3. The Learned Advocate, inter alia, emphasized that rejection of refund was improper and that certificate given by Chartered Accountant based on their books of accounts and given by an expert was an acceptable documentary evidence and goods for which refund was claimed were those which were not sold but were transferred to depot/godown of the appellant for onwards sale that the duty shown on the invoice was not recovered from any other person and in the absence of sale, they had shown duty claim as refund specifically as receivable in the books of account and certificate of the Chartered Accountant has also shown the same. Also as the lower authorities held that goods were sold on MRP assessment basis, the duty element that specifically passed on as the MRP would include the element of Excise Duty. The appellant contended that this is nothing but lack of appreciation of MRP being used as basis for valuation and the goods actually being sold or sale price of transaction value. In the present instance, the goods on which refund was claimed were those which were not sold and the same were lying in the depot and therefore no burden or incidence of tax was actually passed to any other customers.

4. The Learned AR relies upon the finding of Commissioner (Appeals) and also relied additionally upon the decision of “Apnacar.Com Pvt. Ltd. Vs Commissioner of Central Tax Bangaluru South Commissionerate as reported in 2021 (55) GSTL 166 (Tri.-Bang.) to indicate that Chartered Accountant Certificate if issued at the request of the appellant cannot be considered as conclusive proof to decide any other issues.

5. Considered, the rival submissions. This Court has gone through the records as are available on the file. The appellant have contended that consequent upon abatement being varied vide Notification No. 26/2012 dated May 10, 2012, they could not clear the goods from factory by claiming higher abatement due to oversight and goods were cleared by them to their depot and not to the ultimate consumer as on the date of filing refund which inter alia, was rejected on the ground of unjust-enrichment and lack of sufficient evidence. They claimed that they have not varied price as was prevailing prior to abatement percentage having been raised by the aforesaid notification and therefore the duty in effect was not extra charged from the customers. They have also sought to place reliance on the C.A certificate as above.

5.1 While considering the rival submissions, this Court finds that as pointed out by the Learned Commissioner (Appeals) the language of the CA certificate leaves much to be desired. And therefore for reasons stated he has correctly rejected the same. However, under Section 4A of the Central Excise Act, 1944 which deals with the valuation of excisable goods with reference to Retail Sales Price, in Section 4A(3) following has been provided:-

Section 4A(3):- The Central Government may, for the purposes of allowing any abatement under sub-section 2, take into account the amount of duty of excise, sales tax and other taxes, if any, payable on such goods.”

5.2 It is thus clear that variance in the rate of abatement just does not happen due to variance of Excise Duty only but also because of variance of other taxes that might have moved in tandem with the rate of abatement.
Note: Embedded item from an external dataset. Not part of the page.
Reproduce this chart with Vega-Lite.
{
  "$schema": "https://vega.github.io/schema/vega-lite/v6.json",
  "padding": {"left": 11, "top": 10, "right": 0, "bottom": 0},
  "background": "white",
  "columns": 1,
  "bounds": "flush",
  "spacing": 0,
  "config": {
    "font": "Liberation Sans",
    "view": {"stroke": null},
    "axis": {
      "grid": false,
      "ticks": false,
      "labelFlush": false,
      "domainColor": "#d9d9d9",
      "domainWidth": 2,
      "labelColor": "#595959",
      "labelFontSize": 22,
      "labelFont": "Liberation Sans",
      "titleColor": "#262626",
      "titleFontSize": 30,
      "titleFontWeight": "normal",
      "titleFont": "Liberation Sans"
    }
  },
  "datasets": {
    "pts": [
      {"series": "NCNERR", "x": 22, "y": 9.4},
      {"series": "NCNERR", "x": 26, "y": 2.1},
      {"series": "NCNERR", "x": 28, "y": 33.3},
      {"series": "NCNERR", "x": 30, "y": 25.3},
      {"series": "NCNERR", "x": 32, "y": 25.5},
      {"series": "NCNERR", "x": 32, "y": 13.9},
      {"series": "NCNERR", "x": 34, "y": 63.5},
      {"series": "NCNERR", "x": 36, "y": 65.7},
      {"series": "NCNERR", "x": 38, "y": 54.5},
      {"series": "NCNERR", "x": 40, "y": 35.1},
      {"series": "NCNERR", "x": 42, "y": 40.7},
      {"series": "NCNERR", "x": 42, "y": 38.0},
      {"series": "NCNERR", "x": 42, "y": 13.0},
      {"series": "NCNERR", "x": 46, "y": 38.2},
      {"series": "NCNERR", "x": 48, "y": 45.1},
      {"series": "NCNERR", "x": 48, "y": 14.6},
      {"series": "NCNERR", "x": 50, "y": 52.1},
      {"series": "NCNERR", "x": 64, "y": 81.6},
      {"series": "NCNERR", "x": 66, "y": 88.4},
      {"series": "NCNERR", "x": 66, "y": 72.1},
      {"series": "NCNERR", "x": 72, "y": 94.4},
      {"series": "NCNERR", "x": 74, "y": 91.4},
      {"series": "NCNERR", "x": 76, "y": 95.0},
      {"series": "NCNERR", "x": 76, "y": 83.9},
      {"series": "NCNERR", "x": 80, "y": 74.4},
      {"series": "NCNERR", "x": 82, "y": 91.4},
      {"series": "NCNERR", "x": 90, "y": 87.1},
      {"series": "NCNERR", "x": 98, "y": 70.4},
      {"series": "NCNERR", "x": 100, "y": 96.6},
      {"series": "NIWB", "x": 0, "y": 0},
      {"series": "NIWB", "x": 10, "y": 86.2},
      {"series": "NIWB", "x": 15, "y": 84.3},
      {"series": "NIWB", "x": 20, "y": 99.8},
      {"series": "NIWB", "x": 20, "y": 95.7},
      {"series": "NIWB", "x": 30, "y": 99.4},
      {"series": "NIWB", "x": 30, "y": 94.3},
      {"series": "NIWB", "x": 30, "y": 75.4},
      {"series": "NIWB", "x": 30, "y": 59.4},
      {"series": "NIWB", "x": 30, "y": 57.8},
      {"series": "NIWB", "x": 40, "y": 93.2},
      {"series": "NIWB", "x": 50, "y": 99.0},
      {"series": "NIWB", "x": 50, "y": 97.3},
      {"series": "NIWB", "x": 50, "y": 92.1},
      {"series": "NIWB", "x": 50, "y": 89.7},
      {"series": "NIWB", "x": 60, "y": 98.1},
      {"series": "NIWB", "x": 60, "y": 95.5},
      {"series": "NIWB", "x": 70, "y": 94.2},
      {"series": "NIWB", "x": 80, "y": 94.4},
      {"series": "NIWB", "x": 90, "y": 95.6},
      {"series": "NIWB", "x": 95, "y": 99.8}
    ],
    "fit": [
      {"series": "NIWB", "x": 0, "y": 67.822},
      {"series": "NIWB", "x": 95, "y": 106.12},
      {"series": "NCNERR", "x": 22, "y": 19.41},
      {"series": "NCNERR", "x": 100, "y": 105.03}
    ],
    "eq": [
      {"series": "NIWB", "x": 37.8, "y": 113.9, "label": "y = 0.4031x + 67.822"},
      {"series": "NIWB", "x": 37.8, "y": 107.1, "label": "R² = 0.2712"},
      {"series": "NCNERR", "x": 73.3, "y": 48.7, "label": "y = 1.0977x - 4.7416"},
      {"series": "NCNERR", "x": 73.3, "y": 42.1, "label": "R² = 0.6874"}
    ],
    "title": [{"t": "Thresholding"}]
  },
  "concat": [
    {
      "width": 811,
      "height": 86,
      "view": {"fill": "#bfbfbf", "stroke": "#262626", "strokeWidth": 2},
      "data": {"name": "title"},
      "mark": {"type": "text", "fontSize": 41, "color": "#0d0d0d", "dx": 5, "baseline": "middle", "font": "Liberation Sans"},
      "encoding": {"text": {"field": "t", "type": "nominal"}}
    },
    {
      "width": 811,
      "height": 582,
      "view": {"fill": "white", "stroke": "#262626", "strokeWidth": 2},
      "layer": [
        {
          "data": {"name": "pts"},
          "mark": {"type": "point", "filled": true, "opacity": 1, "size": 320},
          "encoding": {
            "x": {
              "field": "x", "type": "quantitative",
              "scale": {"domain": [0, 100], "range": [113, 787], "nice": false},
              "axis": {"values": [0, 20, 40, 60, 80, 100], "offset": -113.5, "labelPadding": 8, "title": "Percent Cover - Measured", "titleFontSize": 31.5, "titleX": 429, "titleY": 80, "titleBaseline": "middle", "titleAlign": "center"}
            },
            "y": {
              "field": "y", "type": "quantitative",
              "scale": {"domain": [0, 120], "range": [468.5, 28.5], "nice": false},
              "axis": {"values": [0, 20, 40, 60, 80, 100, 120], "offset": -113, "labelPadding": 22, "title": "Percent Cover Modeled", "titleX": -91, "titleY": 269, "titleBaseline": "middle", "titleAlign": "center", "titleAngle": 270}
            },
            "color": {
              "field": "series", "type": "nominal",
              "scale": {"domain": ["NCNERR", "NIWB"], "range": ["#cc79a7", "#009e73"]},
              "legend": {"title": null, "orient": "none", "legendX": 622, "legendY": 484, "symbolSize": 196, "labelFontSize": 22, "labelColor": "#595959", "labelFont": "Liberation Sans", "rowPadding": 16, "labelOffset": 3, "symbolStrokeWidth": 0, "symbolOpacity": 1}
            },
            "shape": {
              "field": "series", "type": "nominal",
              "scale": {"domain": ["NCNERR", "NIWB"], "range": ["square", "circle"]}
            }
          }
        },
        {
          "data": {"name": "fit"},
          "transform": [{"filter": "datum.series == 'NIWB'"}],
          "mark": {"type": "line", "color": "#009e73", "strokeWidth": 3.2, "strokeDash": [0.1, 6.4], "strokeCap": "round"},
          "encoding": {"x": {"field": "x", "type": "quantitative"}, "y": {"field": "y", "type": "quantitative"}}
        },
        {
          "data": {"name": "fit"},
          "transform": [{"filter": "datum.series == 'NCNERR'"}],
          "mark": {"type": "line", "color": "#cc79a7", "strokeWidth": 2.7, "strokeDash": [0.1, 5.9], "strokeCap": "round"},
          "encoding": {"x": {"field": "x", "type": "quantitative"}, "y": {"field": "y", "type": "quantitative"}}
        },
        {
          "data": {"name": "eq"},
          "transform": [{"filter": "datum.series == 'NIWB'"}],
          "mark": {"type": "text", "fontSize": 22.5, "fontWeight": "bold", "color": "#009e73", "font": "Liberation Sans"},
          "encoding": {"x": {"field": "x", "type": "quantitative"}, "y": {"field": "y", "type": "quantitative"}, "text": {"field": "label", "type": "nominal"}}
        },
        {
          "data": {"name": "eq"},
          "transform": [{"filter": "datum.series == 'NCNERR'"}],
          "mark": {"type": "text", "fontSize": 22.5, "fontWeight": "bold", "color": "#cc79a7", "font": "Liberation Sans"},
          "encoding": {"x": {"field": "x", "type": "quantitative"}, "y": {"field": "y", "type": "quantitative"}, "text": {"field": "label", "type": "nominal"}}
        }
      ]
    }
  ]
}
In fact percentage of abatement is likely to go up as per Section 4A(3) only when taxes have already been raised. It is thus clear that unless and until exact components of Excise duty varied as well as other taxes including state levies varied while computing abatement is known, it cannot be stated by a party categorically that it paid which tax in excess, specially when some state levies are meant for wholesalers and retailers. It is thus clear that in MRP based assessment, refund of non claim of abatement cannot be purely treated as a refund of excise duty paid in excess only as per Section 11B. In the proceedings before this Court, such information as to what all taxes went into working of abatement is woefully lacking. Party has also not produced the same by procuring the same under R.T.I or otherwise. Further, there is nothing on record from the party as to what happened beyond depot and whether apart from itself, all retailers and wholesaler paid higher tax which was the component of higher abatement or whether consumer was less charged by reducing M.R.P, by way of a discount. Since the fixing of MRP has repercussions even under legislations like Legal Metrology Act and change of such MRP once goods are cleared from the end of manufacture, is not easy to change. Therefore, it cannot be agreed upon as mentioned by the appellant on the basis of the evidence made available that they having cleared the goods did not charge the price as per abatement claimed by them from ultimate consumer and also that excess abatement was only on account of excess excise duty, which they alone will have borne the brunt of in case of their above oversight. The onus which is upon the party as per presumption of Section 12B is therefore not discharged. However, it is desirable that department too while working out abatement as per Section 4A(3) should exhibit transparency in its working to indicate what all taxes and to what extent have been taken in to consideration or at least should liberally provide such information to concerned parties.

6. This Court therefore finds no merit in appeal and rejects the same.